When I deduct commitments we’ve made to Greece, we have about €380 billion left unused. It is very good to have such a big number. It is the same for the IMF: they have a much larger lending capacity than what they need because this is reassuring to the market. That is part of the reason we were set up – to reassure the markets. So we are prepared from that side for what might happen. But it’s more important that countries do their homework, conclude their reform agendas, bring their fiscal situation in line with agreed rules. That is the best insurance against the need to provide additional emergency financing.
What was the toughest decision you have had to make so far at the ESM?
Each of the programmes was difficult. If I look further back it was difficult five years ago to set up the institution. There was nothing. To set up an institution that is able to issue large amounts of bonds on markets is not easy. We wanted and we received very good ratings from the rating agencies. That is the only way to provide cheap financing to countries that lose market access. And the low interest rates we are able to charge go back to this very good rating. These low interest rates provide a good chance for countries to return to debt sustainability. Each programme has been difficult, mainly for the countries, but also for the creditors. But I think the last five years have shown that the decision to set up such an institution, the EFSF/ESM, has been very helpful for the euro area to overcome the crisis.
One could say that the ESM is now the most influential institution in Europe. Do you agree?
I don’t agree. Because we are a crisis institution, we are particularly active in a crisis. The idea is that we become less active as the situation normalises, while other important European institutions, such as the ECB or the European Commission, have permanent tasks. So I don’t want to compare my institution to big European institutions which are much larger and have much broader mandates than we have.
There are many different views on how to settle the debt situation in Europe. French economist Thomas Piketty said in July: “We need a conference on all of Europe’s debts, just like after World War II. A restructuring of all debt, not just in Greece but in several European countries, is inevitable.” Your view?

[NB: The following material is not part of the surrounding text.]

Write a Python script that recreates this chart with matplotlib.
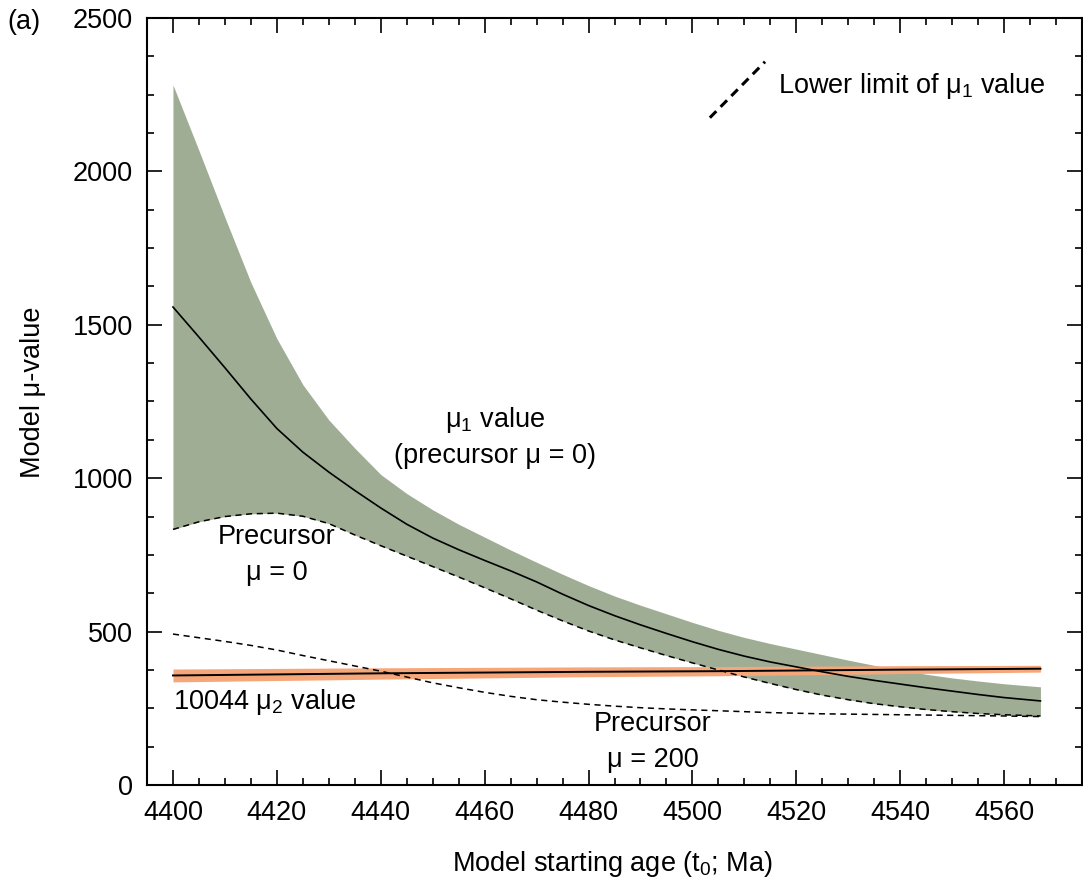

This sounds a bit academic to me. It is a typical sort of advice academics like to give, very general. Not specific enough to be really used for policy decisions. Let me just make one comment in this context on Greece. We often read that Greek debt is unsustainable and that a haircut is needed. I don’t agree with that. The reason is that we provide so much financing to Greece at such favourable terms that we can reach debt sustainability for Greece in a different way than through a haircut. We created a new framework in Europe that the world has not seen yet: a lot of financing at very favourable terms which can lead over time to debt sustainability because the actual annual burden on the Greek budget and the Greek economy is relatively low. Much lower than the debt/GDP ratio of almost 200% would suggest. Such a high ratio would suggest that the country is not able to service its debt, but this is a wrong conclusion in the case of Greece. Because, as you pointed out earlier, most of their public debt is to the EFSF and ESM – at very low interest rates. It is possible for Greece to service the high amount of debt with very low interest rates and very, very long maturities and to become sustainable again over time. Many observers don’t take that enough into account, they look only at the debt/GDP ratio and then they come to the wrong conclusions.